◆ **What the task requires**
Carry none of the pictures over; set down the material below exactly.

◆ **Data excerpt**
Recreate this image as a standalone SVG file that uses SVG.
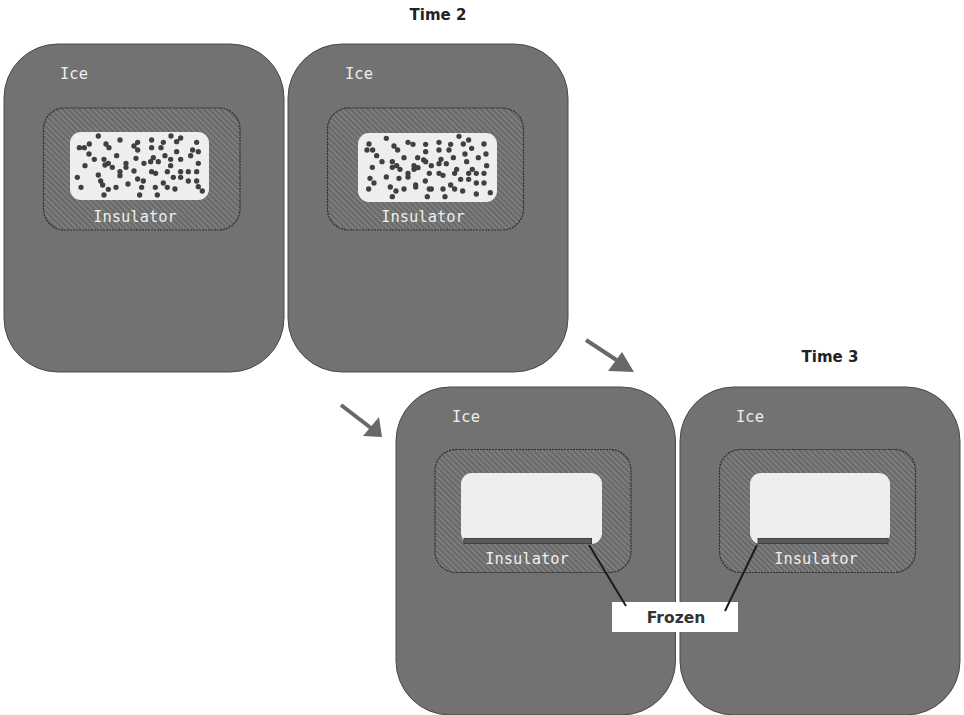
<svg xmlns="http://www.w3.org/2000/svg" width="964" height="715" viewBox="0 0 964 715">
  <style>
    .ice { fill: #727272; stroke: #4a4a4a; stroke-width: 1; }
    .insulator { fill: url(#hatch); stroke: #2e2e2e; stroke-width: 1.2; stroke-dasharray: 2 1; }
    .cavity { fill: #eeeeee; }
    .frost { fill: #5a5a5a; stroke: #404040; stroke-width: 1; }
    .label { font-family: "DejaVu Sans Mono", "Liberation Mono", monospace; font-size: 15.4px; fill: #eeeeee; text-anchor: middle; }
    .title { font-family: "DejaVu Sans", "Liberation Sans", sans-serif; font-size: 15px; font-weight: bold; fill: #222222; text-anchor: middle; }
    .dots { fill: none; stroke: #404040; stroke-width: 16; stroke-linecap: round; }
    .pointer { fill: none; stroke: #686868; stroke-width: 4; }
    .head { fill: #686868; }
    .leader { fill: none; stroke: #1c1c1c; stroke-width: 2; }
  </style>
  <defs>
    <pattern id="hatch" width="4" height="4" patternUnits="userSpaceOnUse" patternTransform="rotate(-45)">
      <rect width="4" height="4" fill="#696969"/>
      <rect x="0" width="1.4" height="4" fill="#858585"/>
    </pattern>
  </defs>
  <rect width="964" height="715" fill="#ffffff"/>

  <g id="time-2-left">
    <rect class="ice" x="4" y="44" width="280" height="328" rx="54" ry="54"/>
    <text class="label" x="74" y="79">Ice</text>
    <rect class="insulator" x="43.5" y="108" width="196.500" height="122" rx="21"/>
    <rect class="cavity" x="70" y="132" width="139" height="68" rx="11"/>
    <!-- particles, drawn in a 3x local grid -->
    <path class="dots" transform="translate(30 95) scale(.3333)" d="M205 123h0M270 135h0M148 158h0M163 158h0M178 147h0M177 177h0M193 193h0M228 147h0M237 158h0M165 212h0M222 193h0M225 210h0M235 205h0M247 217h0M260 182h0M288 205h0M288 217h0M270 230h0M270 242h0M312 228h0M323 142h0M312 153h0M323 165h0M318 190h0M342 205h0M365 135h0M365 158h0M400 142h0M393 158h0M370 188h0M362 200h0M385 200h0M405 182h0M422 193h0M422 212h0M423 123h0M440 140h0M452 129h0M440 170h0M452 193h0M482 182h0M488 165h0M505 170h0M505 205h0M500 142h0M412 230h0M365 230h0M377 235h0M430 247h0M452 230h0M452 247h0M475 230h0M500 230h0M475 258h0M500 258h0M505 275h0M517 288h0M142 247h0M153 277h0M205 240h0M212 258h0M218 270h0M235 283h0M222 300h0M258 277h0M294 267h0M323 252h0M340 258h0M335 277h0M329 300h0M376 277h0M382 300h0M400 264h0M412 277h0M435 282h0"/>
    <text class="label" x="135" y="222">Insulator</text>
  </g>

  <g id="time-2-right">
    <rect class="ice" x="288" y="44" width="280" height="328" rx="54" ry="54"/>
    <text class="label" x="359" y="79">Ice</text>
    <rect class="insulator" x="327.500" y="108" width="196" height="122" rx="21"/>
    <rect class="cavity" x="358" y="133" width="139" height="69" rx="11"/>
    <path class="dots" transform="translate(320 95) scale(.3333)" d="M199 130h0M147 147h0M141 165h0M158 165h0M170 182h0M186 200h0M222 153h0M233 165h0M264 142h0M279 148h0M317 148h0M317 170h0M357 142h0M357 165h0M392 148h0M387 165h0M252 188h0M293 188h0M311 195h0M317 200h0M334 212h0M363 193h0M357 206h0M379 206h0M400 188h0M417 124h0M430 147h0M446 135h0M455 160h0M435 177h0M475 188h0M492 147h0M498 177h0M440 200h0M500 212h0M157 217h0M217 200h0M217 217h0M230 212h0M240 223h0M282 212h0M282 223h0M294 218h0M264 235h0M264 246h0M328 235h0M357 235h0M369 241h0M404 235h0M410 223h0M457 223h0M446 235h0M469 235h0M492 235h0M422 253h0M446 253h0M469 264h0M492 264h0M511 293h0M469 297h0M428 288h0M404 282h0M392 270h0M369 282h0M375 305h0M322 305h0M328 282h0M334 282h0M316 258h0M287 270h0M287 276h0M252 282h0M228 288h0M211 276h0M217 305h0M199 246h0M237 250h0M150 250h0M162 264h0M146 282h0"/>
    <text class="label" x="423" y="222">Insulator</text>
  </g>

  <g id="time-3-left">
    <rect class="ice" x="396" y="387" width="279.500" height="328" rx="54" ry="54"/>
    <text class="label" x="466" y="422">Ice</text>
    <rect class="insulator" x="435" y="449.500" width="196" height="123" rx="21"/>
    <rect class="cavity" x="461" y="473" width="141" height="71" rx="11"/>
    <rect class="frost" x="464" y="538.500" width="127.500" height="5"/>
    <text class="label" x="527" y="564">Insulator</text>
  </g>

  <g id="time-3-right">
    <rect class="ice" x="680" y="387" width="280" height="328" rx="54" ry="54"/>
    <text class="label" x="750" y="422">Ice</text>
    <rect class="insulator" x="719.500" y="449.500" width="196" height="123" rx="21"/>
    <rect class="cavity" x="750" y="473" width="140" height="71" rx="11"/>
    <rect class="frost" x="758" y="538.500" width="130" height="5"/>
    <text class="label" x="816" y="564">Insulator</text>
  </g>

  <g id="frozen-label">
    <rect x="612" y="602" width="126" height="30" fill="#ffffff"/>
    <text class="title" x="676" y="623" style="font-size:15.5px;fill:#333">Frozen</text>
  </g>

  <g id="time-2-title"><text class="title" x="438" y="20">Time 2</text></g>
  <g id="time-3-title"><text class="title" x="830" y="362">Time 3</text></g>

  <g id="connectors">
    <path class="pointer" d="M586 340L618 361"/>
    <path class="head" d="M634 372L622 352L608 371Z"/>
    <path class="pointer" d="M341 405L371 428"/>
    <path class="head" d="M382 437L379 417L363 436Z"/>
    <path class="leader" d="M589 545L626 606"/>
    <path class="leader" d="M757 545L725 611"/>
  </g>
</svg>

◆ **Response to the task**
Recreate this image as a standalone SVG file that uses SVG.
<svg xmlns="http://www.w3.org/2000/svg" width="964" height="715" viewBox="0 0 964 715">
  <style>
    .ice { fill: #727272; stroke: #4a4a4a; stroke-width: 1; }
    .insulator { fill: url(#hatch); stroke: #2e2e2e; stroke-width: 1.2; stroke-dasharray: 2 1; }
    .cavity { fill: #eeeeee; }
    .frost { fill: #5a5a5a; stroke: #404040; stroke-width: 1; }
    .label { font-family: "DejaVu Sans Mono", "Liberation Mono", monospace; font-size: 15.4px; fill: #eeeeee; text-anchor: middle; }
    .title { font-family: "DejaVu Sans", "Liberation Sans", sans-serif; font-size: 15px; font-weight: bold; fill: #222222; text-anchor: middle; }
    .dots { fill: none; stroke: #404040; stroke-width: 16; stroke-linecap: round; }
    .pointer { fill: none; stroke: #686868; stroke-width: 4; }
    .head { fill: #686868; }
    .leader { fill: none; stroke: #1c1c1c; stroke-width: 2; }
  </style>
  <defs>
    <pattern id="hatch" width="4" height="4" patternUnits="userSpaceOnUse" patternTransform="rotate(-45)">
      <rect width="4" height="4" fill="#696969"/>
      <rect x="0" width="1.4" height="4" fill="#858585"/>
    </pattern>
  </defs>
  <rect width="964" height="715" fill="#ffffff"/>

  <g id="time-2-left">
    <rect class="ice" x="4" y="44" width="280" height="328" rx="54" ry="54"/>
    <text class="label" x="74" y="79">Ice</text>
    <rect class="insulator" x="43.5" y="108" width="196.500" height="122" rx="21"/>
    <rect class="cavity" x="70" y="132" width="139" height="68" rx="11"/>
    <!-- particles, drawn in a 3x local grid -->
    <path class="dots" transform="translate(30 95) scale(.3333)" d="M205 123h0M270 135h0M148 158h0M163 158h0M178 147h0M177 177h0M193 193h0M228 147h0M237 158h0M165 212h0M222 193h0M225 210h0M235 205h0M247 217h0M260 182h0M288 205h0M288 217h0M270 230h0M270 242h0M312 228h0M323 142h0M312 153h0M323 165h0M318 190h0M342 205h0M365 135h0M365 158h0M400 142h0M393 158h0M370 188h0M362 200h0M385 200h0M405 182h0M422 193h0M422 212h0M423 123h0M440 140h0M452 129h0M440 170h0M452 193h0M482 182h0M488 165h0M505 170h0M505 205h0M500 142h0M412 230h0M365 230h0M377 235h0M430 247h0M452 230h0M452 247h0M475 230h0M500 230h0M475 258h0M500 258h0M505 275h0M517 288h0M142 247h0M153 277h0M205 240h0M212 258h0M218 270h0M235 283h0M222 300h0M258 277h0M294 267h0M323 252h0M340 258h0M335 277h0M329 300h0M376 277h0M382 300h0M400 264h0M412 277h0M435 282h0"/>
    <text class="label" x="135" y="222">Insulator</text>
  </g>

  <g id="time-2-right">
    <rect class="ice" x="288" y="44" width="280" height="328" rx="54" ry="54"/>
    <text class="label" x="359" y="79">Ice</text>
    <rect class="insulator" x="327.500" y="108" width="196" height="122" rx="21"/>
    <rect class="cavity" x="358" y="133" width="139" height="69" rx="11"/>
    <path class="dots" transform="translate(320 95) scale(.3333)" d="M199 130h0M147 147h0M141 165h0M158 165h0M170 182h0M186 200h0M222 153h0M233 165h0M264 142h0M279 148h0M317 148h0M317 170h0M357 142h0M357 165h0M392 148h0M387 165h0M252 188h0M293 188h0M311 195h0M317 200h0M334 212h0M363 193h0M357 206h0M379 206h0M400 188h0M417 124h0M430 147h0M446 135h0M455 160h0M435 177h0M475 188h0M492 147h0M498 177h0M440 200h0M500 212h0M157 217h0M217 200h0M217 217h0M230 212h0M240 223h0M282 212h0M282 223h0M294 218h0M264 235h0M264 246h0M328 235h0M357 235h0M369 241h0M404 235h0M410 223h0M457 223h0M446 235h0M469 235h0M492 235h0M422 253h0M446 253h0M469 264h0M492 264h0M511 293h0M469 297h0M428 288h0M404 282h0M392 270h0M369 282h0M375 305h0M322 305h0M328 282h0M334 282h0M316 258h0M287 270h0M287 276h0M252 282h0M228 288h0M211 276h0M217 305h0M199 246h0M237 250h0M150 250h0M162 264h0M146 282h0"/>
    <text class="label" x="423" y="222">Insulator</text>
  </g>

  <g id="time-3-left">
    <rect class="ice" x="396" y="387" width="279.500" height="328" rx="54" ry="54"/>
    <text class="label" x="466" y="422">Ice</text>
    <rect class="insulator" x="435" y="449.500" width="196" height="123" rx="21"/>
    <rect class="cavity" x="461" y="473" width="141" height="71" rx="11"/>
    <rect class="frost" x="464" y="538.500" width="127.500" height="5"/>
    <text class="label" x="527" y="564">Insulator</text>
  </g>

  <g id="time-3-right">
    <rect class="ice" x="680" y="387" width="280" height="328" rx="54" ry="54"/>
    <text class="label" x="750" y="422">Ice</text>
    <rect class="insulator" x="719.500" y="449.500" width="196" height="123" rx="21"/>
    <rect class="cavity" x="750" y="473" width="140" height="71" rx="11"/>
    <rect class="frost" x="758" y="538.500" width="130" height="5"/>
    <text class="label" x="816" y="564">Insulator</text>
  </g>

  <g id="frozen-label">
    <rect x="612" y="602" width="126" height="30" fill="#ffffff"/>
    <text class="title" x="676" y="623" style="font-size:15.5px;fill:#333">Frozen</text>
  </g>

  <g id="time-2-title"><text class="title" x="438" y="20">Time 2</text></g>
  <g id="time-3-title"><text class="title" x="830" y="362">Time 3</text></g>

  <g id="connectors">
    <path class="pointer" d="M586 340L618 361"/>
    <path class="head" d="M634 372L622 352L608 371Z"/>
    <path class="pointer" d="M341 405L371 428"/>
    <path class="head" d="M382 437L379 417L363 436Z"/>
    <path class="leader" d="M589 545L626 606"/>
    <path class="leader" d="M757 545L725 611"/>
  </g>
</svg>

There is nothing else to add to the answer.